И вот только из Бруштейн мы узнаем о перипетиях этого дела, о том, как вся интеллигентная Россия следит за этим гнусным, ксенофобским, заведомо неправым судом. Ведь это Короленко вскрыл все ошибки этого судопроизводства, незнание элементарных вещей, клевету на каждом шагу. Писатель добился справедливости, а всё судебное следствие пошло на поводу у государственных заказчиков, у той же кровавой ксенофобии, у натравливания людей друг на друга.
А о деле Дрейфуса где мы могли узнать? История дрейфусовского дела, которое всю Европу разделило на дрейфусаров и антисемитов ― именно это дело у Бруштейн описано с невероятной, горячей, живой репортерской теплотой, с невероятной интимностью переживания, потому что Сашенька Выгодская (Яновская) всё, что происходит так далеко, воспринимает как происходящее в ее собственной семье, вот эта удивительная непосредственность восприятия.
Там собираются провинциальные интеллигенты и зачитывают французские газеты, друг другу объясняют и делают доклады, что, собственно, происходит. И когда Дрейфус наконец оправдан, это становится праздником для всего этого города, ведь это живое неравнодушие к судьбам мира, тем более что девочка эта живет, в общем, в сердце Восточной Европы, и все европейские дела касаются ее непосредственно.
Я уже не говорю о том, что навеки запоминаются невероятно обаятельные образы. Ее гимназические подруги Маня Фейгель, Варвара Забелина, Лида Карцева, ее друзья ― Леня Хованский, доктор Рогов. Сейчас, благодаря усилиям фанатов всё той же Бруштейн, и прежде всего Марии Гельфонд, найдены прототипы, установлены подлинные семейные связи, напечатаны фрагменты дневников Бруштейн ― то есть книга обрела вторую жизнь.
Но для нас тогдашних это была удивительная хроника противостояния злу и тупости, и поэтому сегодня, в нынешние времена, мы ко всему готовы.
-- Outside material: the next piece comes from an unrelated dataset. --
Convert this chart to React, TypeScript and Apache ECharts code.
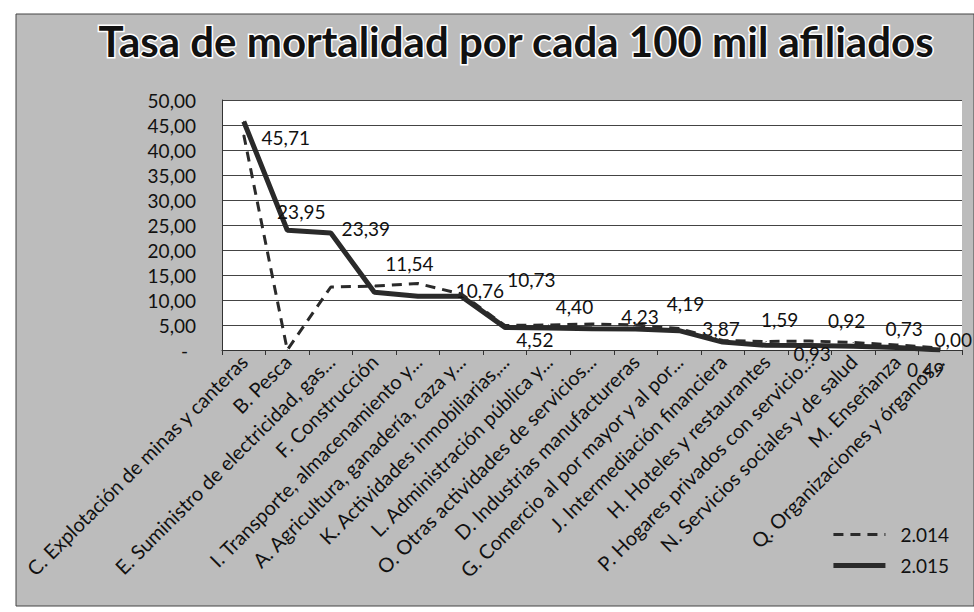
import React, { useEffect, useRef } from "react";
import * as echarts from "echarts";

const categories = [
  "C. Explotación de minas y canteras",
  "B. Pesca",
  "E. Suministro de electricidad, gas...",
  "F. Construcción",
  "I. Transporte, almacenamiento y...",
  "A. Agricultura, ganadería, caza y...",
  "K. Actividades inmobiliarias,...",
  "L. Administración pública y...",
  "O. Otras actividades de servicios...",
  "D. Industrias manufactureras",
  "G. Comercio al por mayor y al por...",
  "J. Intermediación financiera",
  "H. Hoteles y restaurantes",
  "P. Hogares privados con servicio...",
  "N. Servicios sociales y de salud",
  "M. Enseñanza",
  "Q. Organizaciones y órganos...",
];

const values2014 = [43.0, 0.0, 12.6, 12.8, 13.3, 11.2, 4.9, 5.0, 5.2, 5.0, 4.3, 1.9, 1.7, 1.8, 1.5, 1.0, 0.4];
const values2015 = [45.71, 23.95, 23.39, 11.54, 10.76, 10.73, 4.52, 4.4, 4.23, 4.19, 3.87, 1.59, 0.93, 0.92, 0.73, 0.49, 0.0];

const seriesNames = ["2.014", "2.015"];
const yTicks = { min: 0, max: 50, interval: 5 };

// label placement (style only) for 2015 data labels, relative to each point
const labelOffsets: [number, number][] = [
  [42, 16], [14, -19], [35, -5], [35, -29], [62, -6], [70, -17], [30, 12], [26, -22],
  [48, -12], [50, -26], [42, -2], [57, -23], [46, 8], [37, -25], [51, -18], [29, 22], [13, -11],
];

const fmt = (v: number) => v.toFixed(2).replace(".", ",");

export default function App() {
  const ref = useRef<HTMLDivElement>(null);
  useEffect(() => {
    if (!ref.current) return;
    const chart = echarts.init(ref.current, undefined, { renderer: "svg" });
    const font = "Lato";
    chart.setOption({
      animation: false,
      backgroundColor: "#ffffff",
      graphic: [
        {
          type: "rect",
          z: -10,
          shape: { x: 16, y: 14, width: 958, height: 592 },
          style: { fill: "#bcbcbc", stroke: "#444", lineWidth: 1 },
        },
      ],
      title: {
        text: "Tasa de mortalidad por cada 100 mil afiliados",
        left: 511,
        textAlign: "center",
        top: 15,
        textStyle: {
          fontFamily: font,
          fontWeight: "bold",
          fontSize: 42,
          color: "#111",
          textBorderColor: "#ffffff",
          textBorderWidth: 3,
        },
      },
      legend: {
        orient: "vertical",
        right: 20,
        top: 520,
        itemWidth: 52,
        itemHeight: 10,
        itemGap: 12,
        itemStyle: { opacity: 0 },
        textStyle: { fontFamily: font, fontSize: 19, color: "#111", padding: [0, 0, 0, 10] },
        data: [
          { name: seriesNames[0], lineStyle: { width: 3, type: [10, 7], color: "#2a2a2a" } },
          { name: seriesNames[1], lineStyle: { width: 5, color: "#2a2a2a" } },
        ],
      },
      grid: {
        left: 222,
        right: 12,
        top: 100,
        bottom: 262,
        show: true,
        backgroundColor: "#ffffff",
        borderWidth: 0,
      },
      xAxis: {
        type: "category",
        data: categories,
        boundaryGap: true,
        axisLine: { lineStyle: { color: "#333", width: 1 } },
        axisTick: { show: true, length: 5, lineStyle: { color: "#333" } },
        axisLabel: {
          rotate: 45,
          interval: 0,
          margin: 8,
          fontFamily: font,
          fontSize: 20,
          color: "#111",
        },
      },
      yAxis: {
        type: "value",
        min: yTicks.min,
        max: yTicks.max,
        interval: yTicks.interval,
        axisLine: { show: true, lineStyle: { color: "#333", width: 1 } },
        axisTick: { show: false },
        splitLine: { lineStyle: { color: "#444", width: 1 } },
        axisLabel: {
          margin: 26,
          fontFamily: font,
          fontSize: 19,
          color: "#111",
          formatter: (v: number) => (v === 0 ? "{z|-}" : fmt(v)),
          rich: { z: { fontFamily: font, fontSize: 19, color: "#111", padding: [0, 8, 0, 0] } },
        },
      },
      series: [
        {
          name: seriesNames[0],
          type: "line",
          data: values2014,
          symbol: "circle",
          symbolSize: 1,
          itemStyle: { color: "#2a2a2a" },
          lineStyle: { color: "#2a2a2a", width: 3, type: [10, 7] },
          z: 3,
        },
        {
          name: seriesNames[1],
          type: "line",
          data: values2015.map((v, i) => ({
            value: v,
            label: {
              show: true,
              position: "inside",
              offset: labelOffsets[i],
            },
          })),
          symbol: "circle",
          symbolSize: 1,
          itemStyle: { color: "#2a2a2a" },
          lineStyle: { color: "#2a2a2a", width: 5 },
          label: {
            show: true,
            fontFamily: font,
            fontSize: 19,
            color: "#111",
            formatter: (p: any) => fmt(p.value),
          },
          z: 2,
        },
      ],
    });
    return () => chart.dispose();
  }, []);
  return (
    <div
      ref={ref}
      style={{ position: "fixed", left: 0, top: 0, width: 974, height: 612 }}
    />
  );
}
Надо сказать, что сегодня Бруштейн читается почти как вчера написанная, потому что наглая, уверенная в себе ложь, пошлое зло, абсолютная тупость, не желающая ни меняться, ни развиваться, сегодня опять на нас вылезают из портрета и топают ногами, как там написано. И вот к этому топанию мы уже привычны. Это сделала Александра Яковлевна Бруштейн, которая на закате своей жизни, между 75 и 85 годами, написала самую влиятельную советскую книгу. И слава богу, что она у нас есть.
Естественно, мы поздравляем всех с Новым годом и надеемся, что он принесет нам много-много радости, а для просвещенного человека, который читает много книжек, такие радости вообще рассыпаны на каждом шагу.